SUPPLIED DATA:
•••••

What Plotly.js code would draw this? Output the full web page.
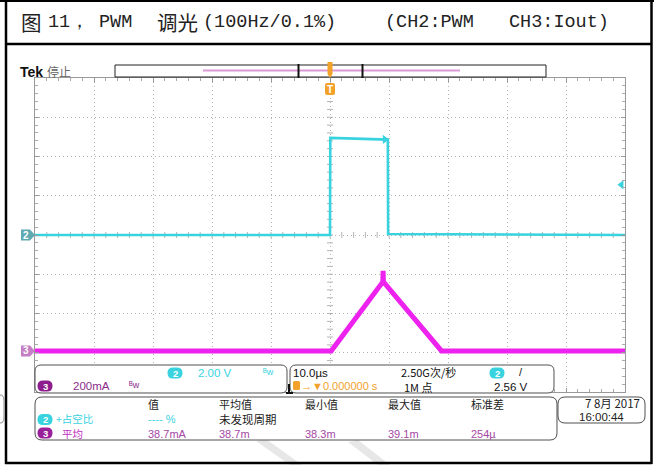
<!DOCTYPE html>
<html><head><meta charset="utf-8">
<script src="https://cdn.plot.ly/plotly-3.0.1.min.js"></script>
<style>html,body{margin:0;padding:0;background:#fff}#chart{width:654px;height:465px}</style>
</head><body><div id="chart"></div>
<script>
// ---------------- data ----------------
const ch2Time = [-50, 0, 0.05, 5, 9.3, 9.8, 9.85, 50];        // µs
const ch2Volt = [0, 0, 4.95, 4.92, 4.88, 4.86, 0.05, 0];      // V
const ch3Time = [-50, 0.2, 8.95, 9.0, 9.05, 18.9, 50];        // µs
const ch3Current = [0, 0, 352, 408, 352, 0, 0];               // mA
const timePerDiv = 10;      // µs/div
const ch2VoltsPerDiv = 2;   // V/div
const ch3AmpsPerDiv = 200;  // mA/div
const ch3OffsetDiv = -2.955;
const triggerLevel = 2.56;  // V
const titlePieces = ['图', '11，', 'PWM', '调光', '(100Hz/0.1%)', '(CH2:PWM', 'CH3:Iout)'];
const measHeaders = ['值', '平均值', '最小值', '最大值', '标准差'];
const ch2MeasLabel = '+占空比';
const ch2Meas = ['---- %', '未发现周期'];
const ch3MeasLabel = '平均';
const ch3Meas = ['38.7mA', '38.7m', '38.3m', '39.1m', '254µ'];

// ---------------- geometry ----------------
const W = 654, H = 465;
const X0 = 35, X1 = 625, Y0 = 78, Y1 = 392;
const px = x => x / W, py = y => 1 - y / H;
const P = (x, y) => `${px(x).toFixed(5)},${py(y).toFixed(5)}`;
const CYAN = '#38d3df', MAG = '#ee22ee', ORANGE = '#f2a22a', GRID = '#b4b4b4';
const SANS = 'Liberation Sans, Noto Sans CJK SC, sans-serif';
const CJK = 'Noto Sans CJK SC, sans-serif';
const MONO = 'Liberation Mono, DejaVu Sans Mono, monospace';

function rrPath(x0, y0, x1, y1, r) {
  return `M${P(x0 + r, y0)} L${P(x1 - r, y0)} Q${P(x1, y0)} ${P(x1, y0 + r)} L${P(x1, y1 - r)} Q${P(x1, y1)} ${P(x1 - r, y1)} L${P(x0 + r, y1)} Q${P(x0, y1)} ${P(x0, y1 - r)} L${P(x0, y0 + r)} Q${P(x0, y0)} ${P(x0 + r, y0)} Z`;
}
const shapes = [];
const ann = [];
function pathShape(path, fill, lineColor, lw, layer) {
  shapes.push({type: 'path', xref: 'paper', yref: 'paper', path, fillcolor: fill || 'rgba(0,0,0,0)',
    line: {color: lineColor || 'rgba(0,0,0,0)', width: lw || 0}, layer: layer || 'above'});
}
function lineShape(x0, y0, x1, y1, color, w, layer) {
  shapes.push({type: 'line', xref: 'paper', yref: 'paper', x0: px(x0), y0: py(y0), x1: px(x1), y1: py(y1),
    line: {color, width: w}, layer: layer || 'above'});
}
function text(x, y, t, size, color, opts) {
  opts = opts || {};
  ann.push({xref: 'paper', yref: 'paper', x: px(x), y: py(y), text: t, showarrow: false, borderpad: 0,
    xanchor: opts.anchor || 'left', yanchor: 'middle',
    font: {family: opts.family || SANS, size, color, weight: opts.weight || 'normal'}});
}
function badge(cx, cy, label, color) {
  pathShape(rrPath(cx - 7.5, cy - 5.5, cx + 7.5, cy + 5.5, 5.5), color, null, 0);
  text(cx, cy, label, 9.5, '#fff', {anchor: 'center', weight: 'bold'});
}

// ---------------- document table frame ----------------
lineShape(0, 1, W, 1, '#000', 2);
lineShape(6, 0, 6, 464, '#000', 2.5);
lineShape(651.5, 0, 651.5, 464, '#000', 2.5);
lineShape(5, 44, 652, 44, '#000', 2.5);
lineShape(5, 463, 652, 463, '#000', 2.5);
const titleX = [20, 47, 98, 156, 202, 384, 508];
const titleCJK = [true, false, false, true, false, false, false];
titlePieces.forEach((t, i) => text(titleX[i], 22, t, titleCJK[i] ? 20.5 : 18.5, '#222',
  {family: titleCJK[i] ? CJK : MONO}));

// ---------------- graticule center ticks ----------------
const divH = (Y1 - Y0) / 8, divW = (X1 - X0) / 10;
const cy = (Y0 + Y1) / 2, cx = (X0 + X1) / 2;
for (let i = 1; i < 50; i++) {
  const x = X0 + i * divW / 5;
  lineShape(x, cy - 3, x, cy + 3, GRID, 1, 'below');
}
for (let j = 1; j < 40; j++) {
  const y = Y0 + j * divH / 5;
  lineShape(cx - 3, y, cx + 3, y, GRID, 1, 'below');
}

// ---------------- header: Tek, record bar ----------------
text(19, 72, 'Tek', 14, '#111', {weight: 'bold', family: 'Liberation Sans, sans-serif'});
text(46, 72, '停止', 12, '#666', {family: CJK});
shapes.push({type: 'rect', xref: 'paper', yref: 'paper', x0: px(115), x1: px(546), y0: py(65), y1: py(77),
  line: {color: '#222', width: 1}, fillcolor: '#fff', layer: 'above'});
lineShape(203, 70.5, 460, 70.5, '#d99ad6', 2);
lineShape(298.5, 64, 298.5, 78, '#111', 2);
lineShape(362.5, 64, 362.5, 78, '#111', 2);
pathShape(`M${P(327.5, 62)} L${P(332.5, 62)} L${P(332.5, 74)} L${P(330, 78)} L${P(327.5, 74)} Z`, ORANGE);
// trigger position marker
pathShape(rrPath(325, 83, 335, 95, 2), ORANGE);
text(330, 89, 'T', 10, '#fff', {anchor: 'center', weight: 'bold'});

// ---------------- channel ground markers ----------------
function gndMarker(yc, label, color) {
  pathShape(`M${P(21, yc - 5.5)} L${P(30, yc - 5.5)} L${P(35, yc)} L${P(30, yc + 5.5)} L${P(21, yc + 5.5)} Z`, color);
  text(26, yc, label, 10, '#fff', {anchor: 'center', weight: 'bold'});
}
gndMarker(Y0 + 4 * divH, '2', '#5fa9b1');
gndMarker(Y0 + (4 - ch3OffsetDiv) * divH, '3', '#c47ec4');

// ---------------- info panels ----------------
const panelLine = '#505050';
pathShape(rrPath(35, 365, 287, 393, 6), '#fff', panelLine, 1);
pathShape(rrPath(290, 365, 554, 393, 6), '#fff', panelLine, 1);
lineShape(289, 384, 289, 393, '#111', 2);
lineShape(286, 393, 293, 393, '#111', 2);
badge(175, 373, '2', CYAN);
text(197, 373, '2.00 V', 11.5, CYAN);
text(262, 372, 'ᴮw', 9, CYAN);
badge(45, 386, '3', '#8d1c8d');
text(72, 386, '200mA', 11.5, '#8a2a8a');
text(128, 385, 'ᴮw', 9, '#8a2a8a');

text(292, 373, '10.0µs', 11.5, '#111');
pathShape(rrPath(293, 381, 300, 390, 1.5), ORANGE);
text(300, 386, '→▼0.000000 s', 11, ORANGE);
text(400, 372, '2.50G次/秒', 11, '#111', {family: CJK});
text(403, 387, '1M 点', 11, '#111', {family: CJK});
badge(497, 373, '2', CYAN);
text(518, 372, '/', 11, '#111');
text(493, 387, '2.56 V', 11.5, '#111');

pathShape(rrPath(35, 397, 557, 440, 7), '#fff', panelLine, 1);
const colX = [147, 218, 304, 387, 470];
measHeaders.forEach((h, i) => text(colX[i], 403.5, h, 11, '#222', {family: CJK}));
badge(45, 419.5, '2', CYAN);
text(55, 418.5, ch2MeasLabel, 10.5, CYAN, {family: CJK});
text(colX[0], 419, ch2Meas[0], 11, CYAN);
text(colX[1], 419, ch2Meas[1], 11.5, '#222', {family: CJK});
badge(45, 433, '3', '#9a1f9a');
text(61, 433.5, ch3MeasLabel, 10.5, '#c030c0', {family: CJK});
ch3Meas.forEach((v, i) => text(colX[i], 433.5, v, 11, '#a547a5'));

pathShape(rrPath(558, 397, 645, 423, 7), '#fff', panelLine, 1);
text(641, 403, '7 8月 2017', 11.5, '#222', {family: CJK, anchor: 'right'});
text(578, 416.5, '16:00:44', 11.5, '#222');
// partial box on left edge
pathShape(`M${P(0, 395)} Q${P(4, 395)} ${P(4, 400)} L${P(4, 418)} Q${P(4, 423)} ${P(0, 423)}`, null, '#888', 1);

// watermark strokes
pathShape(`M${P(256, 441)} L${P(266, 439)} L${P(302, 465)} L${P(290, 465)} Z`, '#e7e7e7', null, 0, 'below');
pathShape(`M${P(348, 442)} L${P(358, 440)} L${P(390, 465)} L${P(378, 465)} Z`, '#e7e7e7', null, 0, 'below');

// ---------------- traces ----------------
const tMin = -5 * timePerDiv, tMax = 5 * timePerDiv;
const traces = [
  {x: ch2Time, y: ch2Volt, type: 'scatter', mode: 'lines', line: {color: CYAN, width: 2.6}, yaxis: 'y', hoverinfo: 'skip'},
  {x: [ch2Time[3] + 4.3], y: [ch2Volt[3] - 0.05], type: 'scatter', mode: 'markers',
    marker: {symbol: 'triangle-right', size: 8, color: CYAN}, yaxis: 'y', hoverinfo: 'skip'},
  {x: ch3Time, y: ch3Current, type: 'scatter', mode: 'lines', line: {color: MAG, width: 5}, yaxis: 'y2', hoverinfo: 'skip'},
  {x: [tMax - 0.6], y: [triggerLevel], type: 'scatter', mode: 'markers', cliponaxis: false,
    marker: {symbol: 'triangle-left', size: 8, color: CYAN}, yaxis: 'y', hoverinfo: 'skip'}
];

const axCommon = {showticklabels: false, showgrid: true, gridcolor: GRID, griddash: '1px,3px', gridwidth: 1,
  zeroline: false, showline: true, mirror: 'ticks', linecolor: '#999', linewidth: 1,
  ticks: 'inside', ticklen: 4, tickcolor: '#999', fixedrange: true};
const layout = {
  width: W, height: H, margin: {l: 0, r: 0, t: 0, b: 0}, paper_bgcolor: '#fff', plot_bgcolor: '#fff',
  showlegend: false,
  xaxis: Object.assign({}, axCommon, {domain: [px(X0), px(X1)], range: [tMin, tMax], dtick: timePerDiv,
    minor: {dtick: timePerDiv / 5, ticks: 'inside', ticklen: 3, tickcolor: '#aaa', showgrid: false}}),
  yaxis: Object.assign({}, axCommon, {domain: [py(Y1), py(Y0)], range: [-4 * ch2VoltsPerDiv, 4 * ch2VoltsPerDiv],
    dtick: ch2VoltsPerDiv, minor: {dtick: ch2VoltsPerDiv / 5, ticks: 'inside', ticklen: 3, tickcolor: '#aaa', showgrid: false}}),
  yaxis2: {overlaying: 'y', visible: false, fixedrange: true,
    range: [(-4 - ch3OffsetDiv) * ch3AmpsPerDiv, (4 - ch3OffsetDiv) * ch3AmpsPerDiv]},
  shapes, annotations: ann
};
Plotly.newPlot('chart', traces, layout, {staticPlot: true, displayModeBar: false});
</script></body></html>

•••••

WORK TO BE COMPLETED:
Leave out the pictures and repeat the lines from the start of the material through the line with "const ch3Meas = ['38.7mA', '38.7m', '38.3m', '39.1m', '254µ'];", inclusive.

REPLY:
What Plotly.js code would draw this? Output the full web page.
<!DOCTYPE html>
<html><head><meta charset="utf-8">
<script src="https://cdn.plot.ly/plotly-3.0.1.min.js"></script>
<style>html,body{margin:0;padding:0;background:#fff}#chart{width:654px;height:465px}</style>
</head><body><div id="chart"></div>
<script>
// ---------------- data ----------------
const ch2Time = [-50, 0, 0.05, 5, 9.3, 9.8, 9.85, 50];        // µs
const ch2Volt = [0, 0, 4.95, 4.92, 4.88, 4.86, 0.05, 0];      // V
const ch3Time = [-50, 0.2, 8.95, 9.0, 9.05, 18.9, 50];        // µs
const ch3Current = [0, 0, 352, 408, 352, 0, 0];               // mA
const timePerDiv = 10;      // µs/div
const ch2VoltsPerDiv = 2;   // V/div
const ch3AmpsPerDiv = 200;  // mA/div
const ch3OffsetDiv = -2.955;
const triggerLevel = 2.56;  // V
const titlePieces = ['图', '11，', 'PWM', '调光', '(100Hz/0.1%)', '(CH2:PWM', 'CH3:Iout)'];
const measHeaders = ['值', '平均值', '最小值', '最大值', '标准差'];
const ch2MeasLabel = '+占空比';
const ch2Meas = ['---- %', '未发现周期'];
const ch3MeasLabel = '平均';
const ch3Meas = ['38.7mA', '38.7m', '38.3m', '39.1m', '254µ'];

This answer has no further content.